Just as a quick off-topic question, does this always work? Or are there integrals which do not converge yet give bogus numerical results if you go ahead and still try to numerically evaluate them? I'm asking because I know that messing with infinite series without knowing if they converge is recipe for disaster, not sure if it's the same for integrals..
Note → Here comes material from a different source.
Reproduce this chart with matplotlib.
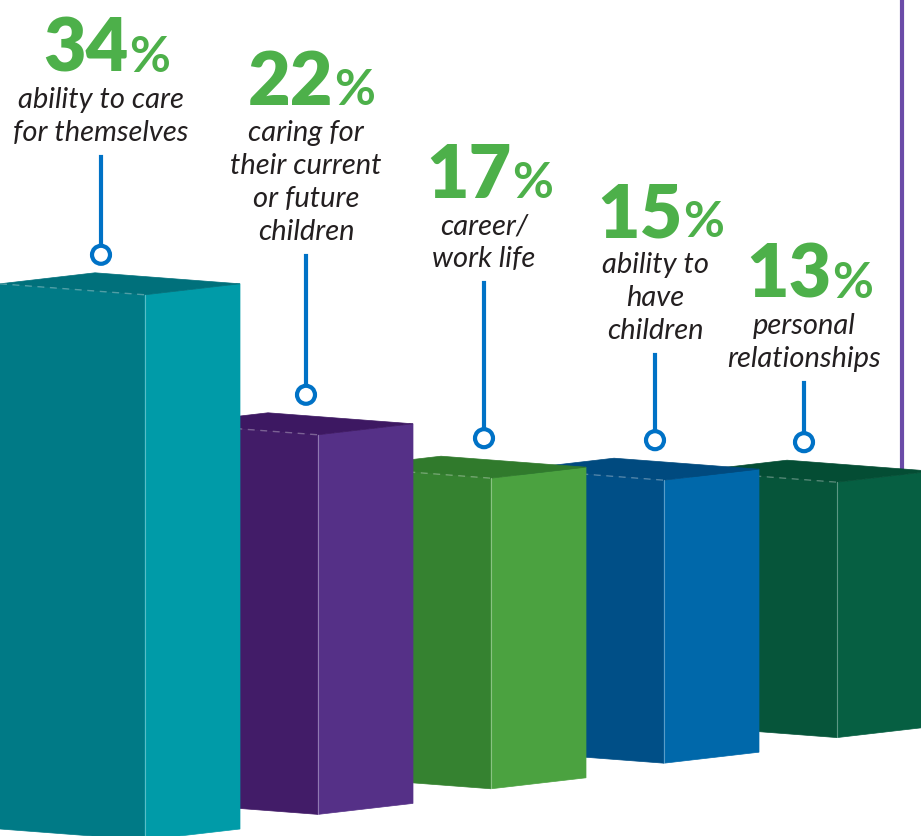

Might be a stupid question but I've learned to never take anything for granted :p​

 

[Prove It]

Just as a quick off-topic question, does this always work? Or are there integrals which do not converge yet give bogus numerical results if you go ahead and still try to numerically evaluate them? I'm asking because I know that messing with infinite series without knowing if they converge is recipe for disaster, not sure if it's the same for integrals..​

I don't see any reason why this method shouldn't work. If the integral doesn't converge, then why would it give a number for its value? I could be wrong though...

Just for clarification as I don't know if I was clear enough, when I said see if you get a numerical answer, I meant see if you get a number, not if you can integrate it using a numerical method...

 

[alyafey22]

Just as a quick off-topic question, does this always work? Or are there integrals which do not converge yet give bogus numerical results if you go ahead and still try to numerically evaluate them? I'm asking because I know that messing with infinite series without knowing if they converge is recipe for disaster, not sure if it's the same for integrals..

Might be a stupid question but I've learned to never take anything for granted :p​

Generally if you follow the correct steps that will work even for series but most of the time you need to test the uniform convergence in an intermediate step . For series I think you are talking about absolute convergence and rearrangement theorem . Assuming an integral or series converge only tells us that the problem has an analytic value .Solving a divergent integral or series should not result in an analytic value unless we are making a mistake somewhere . Of course we first need to define what we mean by divergent and in what sense .

 

[Nono713]

I don't see any reason why this method shouldn't work. If the integral doesn't converge, then why would it give a number for its value? I could be wrong though...

Just for clarification as I don't know if I was clear enough, when I said see if you get a numerical answer, I meant see if you get a number, not if you can integrate it using a numerical method...

No sorry this is indeed what I meant, e.g. integrate say an improper integral such as $\int_{-1}^1 \frac{1}{x} ~ \mathrm{d}{x}$ and get, say, $2.5$ as a result even though the integral does not converge. I thought maybe there were exotic integrals which could give misleading results like these if one was not careful enough about establishing convergence.

Generally if you follow the correct steps that will work even for series but most of the time you need to test the uniform convergence in an intermediate step . For series I think you are talking about absolute convergence and rearrangement theorem . Assuming an integral or series converge only tells us that the problem has an analytic value .Solving a divergent integral or series should not result in an analytic value unless we are making a mistake somewhere . Of course we first need to define what we mean by divergent and in what sense .

Ah, that makes sense. Yes, I was thinking about the rearrangement theorem but there are probably many such examples.